Pioneer Press tries to clarify editorial on marriage amendment
The Pioneer Press is trying to further explain its lengthy Saturday editorial on the marriage amendment. The piece said the editorial writers were not endorsing the amendment, which would define marriage in the state's constitution as between a man and a woman.
But the piece was widely considered to be just that – an endorsement.
Fierce criticism from amendment opponents came swiftly. Among them were Vikings punter Chris Kluwe, who quit his Pioneer Press blog over the issue.
Critics slammed both what appeared to be the newspaper's pro-amendment stance – and what appeared to be the lame way the paper tried to make an argument for the amendment without officially taking that stand.
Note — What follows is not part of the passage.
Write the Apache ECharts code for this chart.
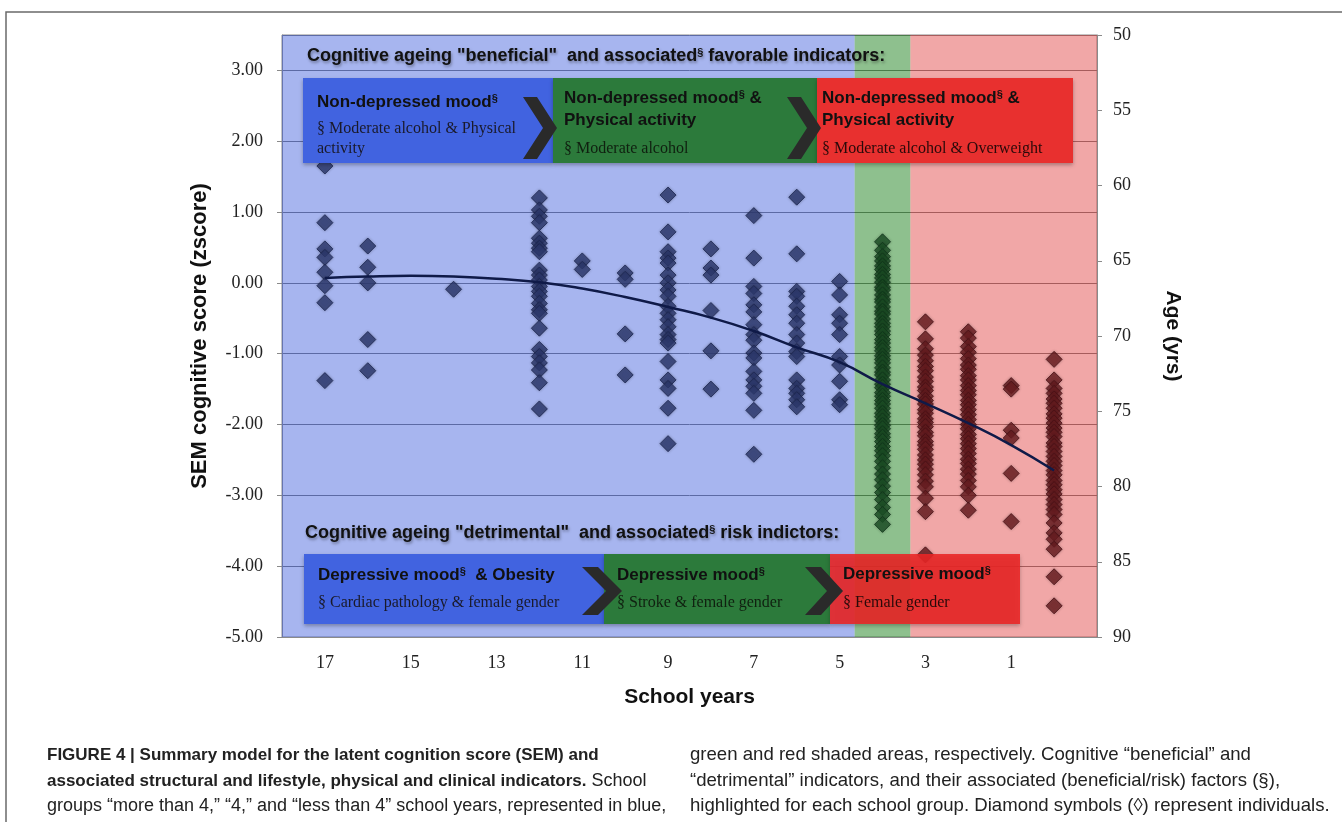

Now the newspaper has now offered a clarification: "Many people considered our "not endorsing one way or another" line to be disingenuous at best. Clearly, we failed to deliver what we had meant to. And it's easy enough to see why people read the editorial as favoring the arguments for the amendment." In fact, the new piece says, arguments against the amendment are clear and compelling.
It goes on: "Some of the arguments for the amendment are complicated. In the context of the broader, longer-term discussion of how we define marriage, we thought it useful to give weight to those arguments. The premise of that approach, as well as how we executed it in Saturday's editorial, is arguable."